(valentine's weekend. number 14.)
The previous fall I had read 'Look Homeward, Angel' by Thomas Wolfe, an epic coming of age novel from 1929, which covers the youth of one boy growing up in a fictionalized version of turn-of-the-20th-century Asheville, North Carolina. Many of the most memorable passages are from when the youth it eating smoking hot biscuits and syrup-thick coffee and sticky, tangy collard greens. This reading served as the initial inspiration for doing a Southern themed Secret Restaurant event.
We had some guests in town for this one, which was very exciting. Faith Griffiths, who does this thing (The Jubilee Collective) and has this band (Dana & Faith), had been doing an internship down in Eugene. So she came up with the friends she's been living with and our old pal Russell, who has helped with sporadic Secret Restaurant events before. Faith made the cake and Russ made the biscuits & the cookies– they both helped enormously with prep work.
Well whisky (Jim Beam white label) with a sweet tea made from Market Spice orange black tea, simple syrup, star anise, and lemon slices. We also had the option of adding grapefruit bitters.
Instead of turnip greens (the store which always carries them had sold out the night before), dressed and then crisply baked.
Blackening spices, hot pan fried. The only catfish they had at New Season's was from North Carolina, so I guess we favored authenticity over our usual efforts to be local/sensible.
"Buttered" Lima Beans
These remarkable large white lima beans (the real reason we all hated lima beans growing up is because we were served green 'baby' lima beans) were actually cooked with no butter, but possess the most remarkably buttery flavor (they're sometimes known as "butter beans"). They were slow cooked in a cast iron dutch oven for 6 hours.
Smokra, from Rick's Picks, in NYC.
Pretty much what you'd guess: pickled, smoked okra. Pretty awesome. For okra.
Made the authentic way with a stock made the night before, ignited by a dark roux (that shit took TIME), and finished with filé powder. We had crab bought from these guys who sell fish out of a cart (Flying Fish Company)– a great new fresh and local seafood connection for us–and jumbo prawns.
The biscuit recipe we've featured before, but made tinier, and with the dough frozen for a couple of hours during the prep work for the rest of the meal. They turned out extra flaky, being baked right before course two, and were served smoking hot.
Savory Bread Pudding
Made in Texas-sized muffin tins and featuring dried thyme from our friends' back yard, caramalized shallots and onions, insanely beautiful and insanely large local shitake mushrooms, baked mini yams, and a custard of egg and whole milk. The bread was from Grand Central (Como) and Fressen (Rye Baguette). Topped with red miso turkey-style gravy.
Butternut Squash Mash
One enormous, beautiful squash, a russet potato, a little bit of butter, a touch of Old Bay seasoning. Baked in multiple stages for about three hours.

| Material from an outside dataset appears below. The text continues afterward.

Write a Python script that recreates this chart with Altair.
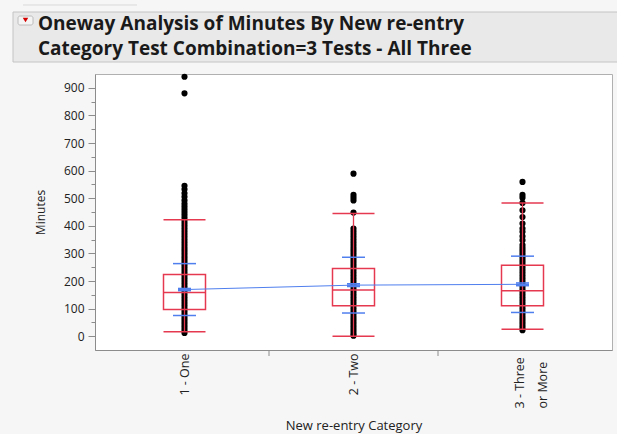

Cooked with canola oil, a little mustard, agave syrup, and applewood smoked salt.
"Chicken Fried Steak"
A fake meat mixture based on a psuedo-meatloaf recipe that I made for a southern-themed practice Secret Restaurant, way back, one year ago, before we'd actually opened– including lentils, oats, SmartGround, onions, garlic, herbs..."Breaded" with bread crumbs made from fancy croutons I've been making out of heels of artisan loaves. Topped with the red miso gravy.
Red Velvet Cake
A classic old fashioned cake with beets and chocolate and cream cheese frosting. Topped with candied pecans and dried cranberries.
Soft, fluffy heart-shaped cookie on each place.
Roasted & ground chickory root blended with Stumptown's new Ecuadorian coffee. This coffee was chosen for its newness (arrived February 2011) and for the flavors mentioned in the description Stumptown gave it: "Ecuador Loja presents a sweet and clean composition of juicy cherry and apple in a cut that finishes with toasted nuts." Often these descriptions of beverages, particularly wines and coffees, can be too abstract for me– this one was right on, and its low-acidity was the perfect compliment for chicory.